Avg. DOM Creeping UpPosted on Monday, October 1st, 2007 at 5:43am.
The increase for all of our subject region (see first chart, covering 5 mos. for MB west of Sepulveda) is not dramatic from August to September (to 111 DOM from 108), but from the end of July till now, it's more substantial (90 to 111).
Since the troubles began about a week after the end of July, a 23% increase in average DOM suggests a noteworthy slowdown.
Keep in mind, average DOM is a factor of stale listings combined with new listings. Sales usually help to drop the average DOM. There are 7 new listings in the latter half of September pushing DOM down, and some cancellations dropped the average further. Having very, very few sales in September helped to grow the DOM.

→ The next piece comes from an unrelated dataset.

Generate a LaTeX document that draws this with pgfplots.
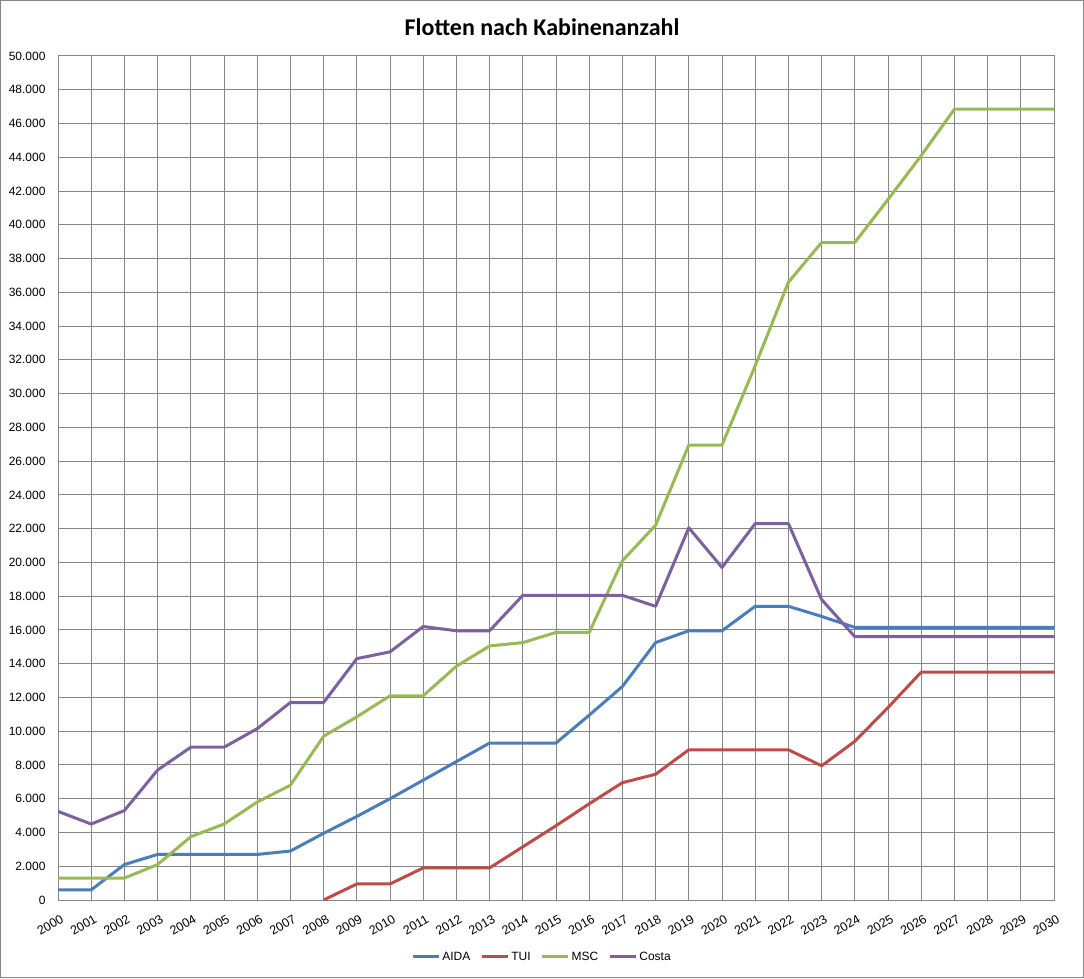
\documentclass[border=0pt]{standalone}
\usepackage{pgfplots}
\pgfplotsset{compat=1.18}
\usepackage{fontspec}
\setmainfont{Liberation Sans}
\newfontfamily\titlefont{Carlito}

\definecolor{aida}{HTML}{4A7EBB}
\definecolor{tui}{HTML}{BE4B48}
\definecolor{msc}{HTML}{98B954}
\definecolor{costa}{HTML}{7D60A0}
\definecolor{gridgray}{HTML}{868686}

\begin{document}
\begin{tikzpicture}[x=1pt,y=1pt]
  \draw[gridgray, line width=1pt, fill=white] (0.5,0.5) rectangle (1083.5,977.5);
  \node[font=\titlefont\bfseries\fontsize{24}{28}\selectfont] at (542,951) {Flotten nach Kabinenanzahl};
  \begin{axis}[
    at={(58pt,78pt)}, anchor=south west,
    scale only axis,
    width=996pt, height=844pt,
    xmin=2000, xmax=2030,
    ymin=0, ymax=50000,
    xtick distance=1,
    ytick distance=2000,
    grid=major,
    major grid style={gridgray, line width=1pt},
    axis line style={gridgray, line width=1pt},
    major tick length=0pt,
    /pgf/number format/assume math mode=true,
    yticklabel style={font=\fontsize{12}{14}\selectfont, xshift=-9pt,
      /pgf/number format/.cd, 1000 sep={.}},
    xticklabel style={font=\fontsize{12.5}{15}\selectfont, rotate=30, anchor=north east,
      inner sep=0pt, xshift=-5pt, yshift=-13pt, /pgf/number format/.cd, 1000 sep={}},
    scaled y ticks=false,
    legend style={at={(0.486,-0.0675)}, anchor=center, draw=none,
      legend columns=-1, font=\fontsize{12}{14}\selectfont,
      /tikz/every even column/.append style={column sep=8pt}},
    legend image code/.code={\draw[#1, line width=3pt] (0pt,0pt) -- (26pt,0pt);},
    every axis plot/.append style={line width=3pt, line join=round, mark=none},
  ]
  \addplot[aida] coordinates {
    (2000,600) (2001,600) (2002,2100) (2003,2700) (2004,2700) (2005,2700)
    (2006,2700) (2007,2900) (2008,3950) (2009,4950) (2010,6000) (2011,7100)
    (2012,8200) (2013,9300) (2014,9300) (2015,9300) (2016,10950) (2017,12650)
    (2018,15250) (2019,15950) (2020,15950) (2021,17400) (2022,17400) (2023,16800)
    (2024,16150) (2025,16150) (2026,16150) (2027,16150) (2028,16150) (2029,16150) (2030,16150)
  };
  \addlegendentry{AIDA}
  \addplot[tui] coordinates {
    (2008,0) (2009,950) (2010,950) (2011,1900) (2012,1900) (2013,1900)
    (2014,3150) (2015,4400) (2016,5700) (2017,6950) (2018,7450) (2019,8900)
    (2020,8900) (2021,8900) (2022,8900) (2023,7950) (2024,9400) (2025,11400)
    (2026,13500) (2027,13500) (2028,13500) (2029,13500) (2030,13500)
  };
  \addlegendentry{TUI}
  \addplot[msc] coordinates {
    (2000,1300) (2001,1300) (2002,1300) (2003,2100) (2004,3750) (2005,4500)
    (2006,5800) (2007,6800) (2008,9700) (2009,10850) (2010,12100) (2011,12100)
    (2012,13850) (2013,15050) (2014,15250) (2015,15850) (2016,15850) (2017,20100)
    (2018,22200) (2019,26950) (2020,26950) (2021,31650) (2022,36600) (2023,38950)
    (2024,38950) (2025,41500) (2026,44100) (2027,46850) (2028,46850) (2029,46850) (2030,46850)
  };
  \addlegendentry{MSC}
  \addplot[costa] coordinates {
    (2000,5250) (2001,4500) (2002,5300) (2003,7700) (2004,9050) (2005,9050)
    (2006,10150) (2007,11700) (2008,11700) (2009,14300) (2010,14700) (2011,16200)
    (2012,15950) (2013,15950) (2014,18050) (2015,18050) (2016,18050) (2017,18050)
    (2018,17400) (2019,22050) (2020,19700) (2021,22300) (2022,22300) (2023,17800)
    (2024,15600) (2025,15600) (2026,15600) (2027,15600) (2028,15600) (2029,15600) (2030,15600)
  };
  \addlegendentry{Costa}
  \end{axis}
\end{tikzpicture}
\end{document}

But that's why we average out data – the normal course of events should keep a relative balance. The DOM increase tells us that the supply/demand equation is becoming imbalanced.
Looking at the end-of-month graph for September, the Hill Section stands out at 153 avg. DOM. Two reasons: The forever listing of 844 11th (now 520 DOM) and the reduction in active listings down to 9. But this is no huge statistical perversion. Almost all listings in the Hills are more than 100 days old.
The Sand Section's actives are at 92 DOM on average, with about 1/3rd of the listings pushing that figure upwards.
In the Trees, 110 DOM seems average. No surprise, perhaps, but the <$2m range is faring better, at 88 DOM, while the stagnant $2m+ range, with most of the inventory, is at 122 DOM and counting, despite 3 brand-new listings helpfully dragging that number down.
Obligatory note on methodology: We drew True DOM from the current Market Update spreadsheets (on MBC's computers, not yet published) and, as we have before, eliminated anomalous listings – two in this case, pre-completion listings: 4419 Highland and 644 33rd. Total DOM divided by number of listings = Avg. DOM. Simple.